The experience of beauty, we may then say, consists in finding a spiritual value (truth, happiness, moral ideals) at home in a material setting (rhythm, line, shape, structure) and in such a way that, while we contemplate the object, the two seem inseparable. To be human is to experience life under two guises: physical and spiritual – this is how it seems, whatever the underlying facts. Thus the experience of beauty is a reflection, as it were , of what it is to be human. Not in the ordinary times, when we feel divided or dissatisfied, but in the moments of deepest satisfaction. And while our best moments are passing and irrecoverable, the beautiful object is permanently available, waiting for our love.

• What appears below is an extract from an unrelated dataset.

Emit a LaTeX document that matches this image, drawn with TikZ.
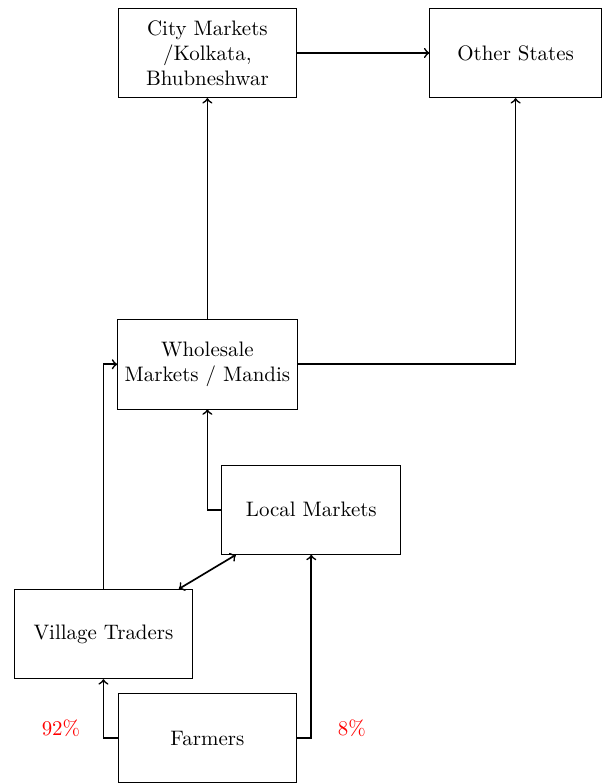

In Western culture there are two magnificent portrayals of the love of beauty coming into its own; but both give this a tragic aspect it is only with the onset of death that beauty’s profound personal importance becomes clear, and we realize we should have loved it more. In Mahler’s song-cycle Das Lied von der Erde the last, and longest, of the symphonic songs is a farewell. It is, really, a farewell to life. The female voice that carries the song surveys her melancholy position: she is alone, it is dusk, life is ebbing away. And then, in a rapturous passage near the end, she finds a sense of the immense beauty of life and the world. The song ends on a moment of great tenderness – and she sings of eternity in the sweetest, most beguiling melodic repetition: ‘Ewig ewig, ewig ewig’ – ‘For ever and for ever and for ever and for ever.’
In Death in Venice (11913), Thomas Mann lets his literary hero, von Aschenbach, die in a deckchair on the lido at Venice in a moment of aesthetic epiphany. Seeing the graceful pose of a beautiful boy standing in the water, gazing out to the sea and the sun, Aschenbach at last recognizes something that has been missing from his life. The persistent earnestness of the writer, his highly developed urge to self-discipline, has led him to miss – creatively and personally – something very simple. There is an unreflecting joy and ease, a naturalness, about the beauty he finds here. But he finds it only in the last moments of his life.
Mahler and Mann each place the final recognition of beauty at the most emotive, but least productive, moment of life – the last. The hope of culture has always been, in effect, to improve our timing. That we might be in a position to appreciate beauty more fully not when life comes to an end but when we close a book.